- Classification: Islam
- Region: Levant
- Language: Arabic
- Founder: Salman al-Murshid
- Origin: 1920s Syria
- Separated from: Alawism Shia Islam
- Members: approx. 300-500,000

= Murshidism =

Murshidism (المرشدية) is a religious movement (Note: As described by Sājī al-Murshid, the last official head of Murshidism, though still considered a branch of Islam by Murshidis.) formed as an offshoot of Alawism, itself also an offshoot of Shia Islam, with influences from Gnostic traditions. Its adherents, referred to as Murshidis, are estimated to number from 300,000 to 500,000 and are primarily concentrated in western Syria and Damascus.

== Etymology ==
The term Murshidiyya derives from the name of Salman al-Murshid, whom founded the religion in the mid 20th century in Syria.

== Beliefs ==
Murshidis adhere to an extremely broad interpretation of Islam, considering each religion as Islam if they declare obedience to God.

Alongside this, Murshidi beliefs are also centered around metempsychosis and divides the human body into three aspects; the jasad (body), nafs (soul) and rūḥ (soul); only rūḥ is considered part of the Divine Essence, and which will return to the spirit world (‘ālam al-arwāḥ) if through a righteous life. A rebirth within a new body will give the spirit rūḥ a new opportunity to get rid of the physical shell if it did not succeed in a previous life. As a result, Murshidis consider death as a release of the spirit and not as a reason of mourning. Usual Murshidi words of condolence are “Aḥsana Allāh ikhlāṣa-hu” (May Allah make good his salvation or his release).

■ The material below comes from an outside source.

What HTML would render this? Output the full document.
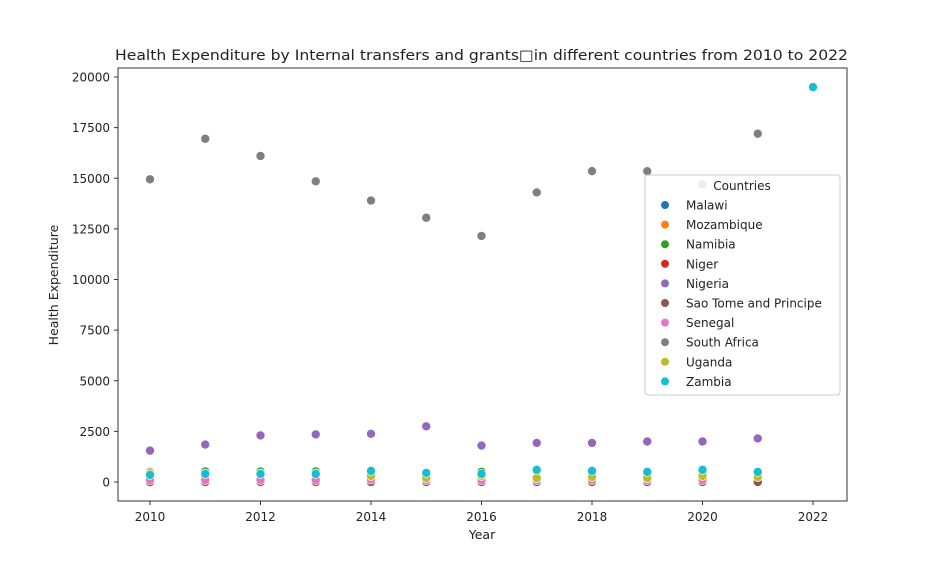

Alongside this, Murshidis also believe in the idea of free will; according to Murshidi tradition, every person bears complete responsibility for his own deeds that are the results of his own will.

=== Theology and practices ===

==== Daily Muslim prayers (salah) ====
Unlike other branches of Islam, Murshidis only do two daily Muslim prayers (salah); one at sunrise and another at sunset, both of which are not obligatory.

==== Religious celebrations ====
The only Murshidi religious celebration is the Feast of Joy in God (Īd al-faraḥ bi-Llāh), celebrated every year from 25 August until 27 August. According to the beliefs of the present-day Murshidis, on August 25, Mujīb al-Murshid who is revered as a promised Messiah (al-qā’im al-maw’ūd) proclaimed the beginning of a “new religious message” (ad-da’wa al-jadīda), which according to Murshidis, serves as a new period in human history.

In addition to the Feast of Joy in God, Murshidis also celebrate occasions (munāsabāt) that are not considered as religious celebrations, but are occasions for celebration; the most important being the reunion of the Gassanide people (ittiḥād ash-sha’b al-ghassānī) on July 12, the celebration of Mujīb Murshid's release from prison on October 5, in addition to a night celebration, symbolizing gratitude to God on May 5.

== Differences between Murshidism and Alawism ==
Unlike Alawism, there are no sheikhs in Murshidism; instead, Murshidism is taught by mulaqqin (teachers), whom are elected from the Murshidi community and is responsible for educating young Murshidis in the religious doctrine of Murshidism. Alongside this, Murshidism also involves women in the learning of religious doctrine, unlike Alawism.